Poetry suggests something different than any other kind of writing. It asks of us to imagine a world in which the reader has to slow down and sit with themselves. It is not so much comprehension as it is an emotional connection with writing. Elizabeth Alexander writes, “Poetry is always implicitly enacting “I don’t want to forget this” which in the end works the same as the grander “This must be remembered”(Amistad, 465). Joseph Hardy’s The Only Light Coming In enacts Alexander’s sediment beautifully. His poems move between past and present lives embracing a sadness that is incomprehensible. He expresses a realness that leaves the reader’s consciousness wondering about his grief. His grief not only situates itself in a melancholic tone that is felt by the reader but a tone in which the reader will not forget. Hardy “doesn’t want to forget this” as Alexander states and his remembering brings his readers into an imaginative space. One poem, of Hardy’s named Silent Treatment, specifically does this:
An unease tries to clamber/up stainless-steel sides/will not drain/with the dishwater. What’s in the kitchen/won’t behave/won’t lie down like carrots to be chopped. For all my paring of fingers/the wooden spoon won’t grasp, the serving dish/breaks in the sink.

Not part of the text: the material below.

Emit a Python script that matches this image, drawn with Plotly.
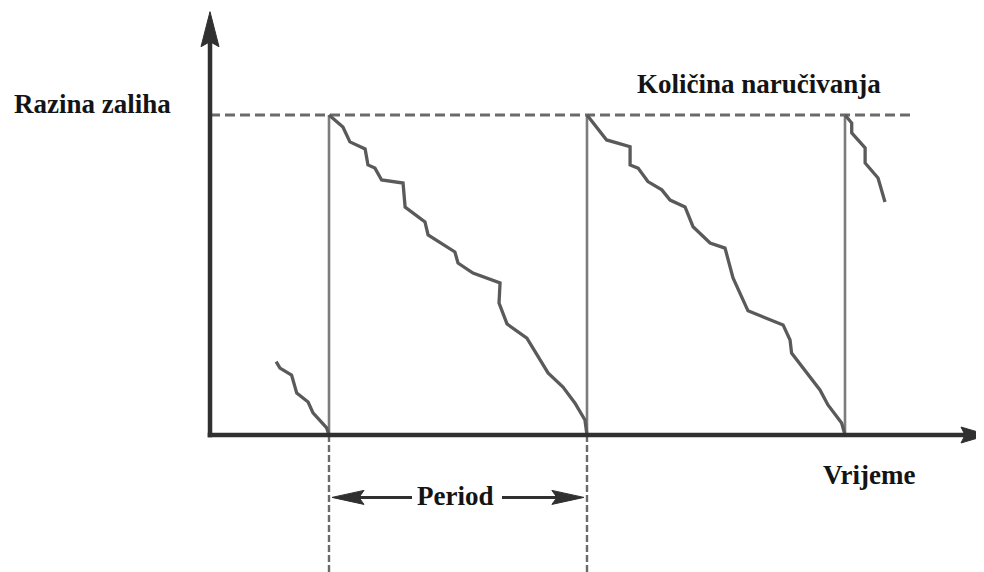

This imaginative space embraces the reader in a silence that they are unaware of while simultaneously enacting a certain type of violence. Sound and silence, themselves, lament what’s happening in a relationship. Furthermore, Hardy brings the reader into what can’t be repaired. What “won’t behave” is not only the utensils but the sound of everything as it symbolizes decay and a reversing of love. Hardy’s poems sadden the reader with an authenticity that’s seems surreal but reflects Hardy’s journey. As one reads Joseph Hardy they will lament, cry, and ponder his words. Hardy’s exquisite language and storytelling situate themselves in pain but carries the reader with grace and intentionality. Hauntingly, he journeys with the reader towards brokenness and lifts them up with grace in his writing. Reading Hardy will have you thinking about what relationships mean and who we are as human.